WARNING TO PHONE AP USERS! SCANNER PHONE APS USED WHILE MOBILE ARE JUST AS ILLEGAL AS A SCANNER IN THE MOBILE-SCANNER-REGULATED STATES! (05/26/2011) -

Yes. You heard right. Apparently the same laws which regulate mobile scanner usage are ALSO being applied to phone applications that are available which allow users to monitor local police frequencies. While your phone itself is not technically a "scanner", some states see the use of the downloadable applications as effectively turning the phone INTO one. If you don't have a ham license, or some form of permission slip, or some other form on exemption, be forewarned that those scanner aps COULD lead you into trouble!

Here are some articles about that:

  1. Warning: Police Scanner Aps Could Laad You To Serve Hard Time.
  2. Man Arrested For Fleeing The Scene After Being Tipped Off From His DROID Police Scanner App
  3. Police on radio scanner apps: That's not a 10-4

Okay, a few things here. While I'm not at all condoning the use of scanners (and now..."apps") by criminals to commit a crime, nor am I complaining about a criminal's "right to use" said devices to commit a crime (so don't go banging me with emails about such a thing!), there are a number of grey areas being stepped into here, which lawyers and police departments, and city, county, state, and federal agencies need to consider...

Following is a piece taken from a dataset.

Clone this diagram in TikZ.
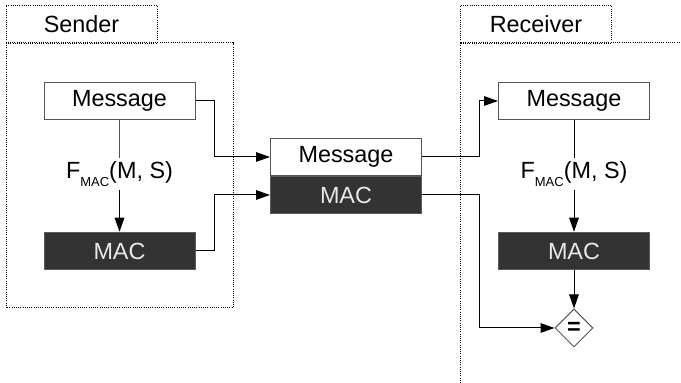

First, phones are phones, not scanenrs. An "app" is available for anything and everything under the sun. They're created by John Nobody Important who knows nothing about how the laws regulating the use of LITERAL handheld scanners might be consctrewed by some police agency to be considered the equivalent of such a device. As I see it, the laws now out there don't regulate "apps". They regulate the "LITERAL" scanning "RADIO", mounted in some way either in your vehicle or on your person as to be considered "mobile". APPS, on the other hand, can be installed simply, and their creators don't unclude warnings about the use of such a thing because there IS no regulation specifically FOR them at this time.

If any state is to use a "scanner law" against the use of a phone "app", then those laws need to be REVISED to as to include their use. Most of these laws were created BEFORE the invention of the cellphone and DEFINITELY WAY before the invention of these brand new things called "apps", and so they were definitely NOT designed to include them by the thinking of the legislators at the time. This is a grey area where I foresee police departments and city, county ,state, and federal agencies getting themselves into a LOT of trouble over if someone decided to SUE them over that. I would advise caution on the part of said agencies and departments where phone apps are concerned, and begin redrafting current legislation so as to properly include verbiage specifically including mobile telephone "applications". I'm not trying to be an asshole, here. I'm just statiing the obvious, and trying to save everybody on all sides a LOT of expense and wasted lawsuit time. THINK, people. Keep a cool head, here.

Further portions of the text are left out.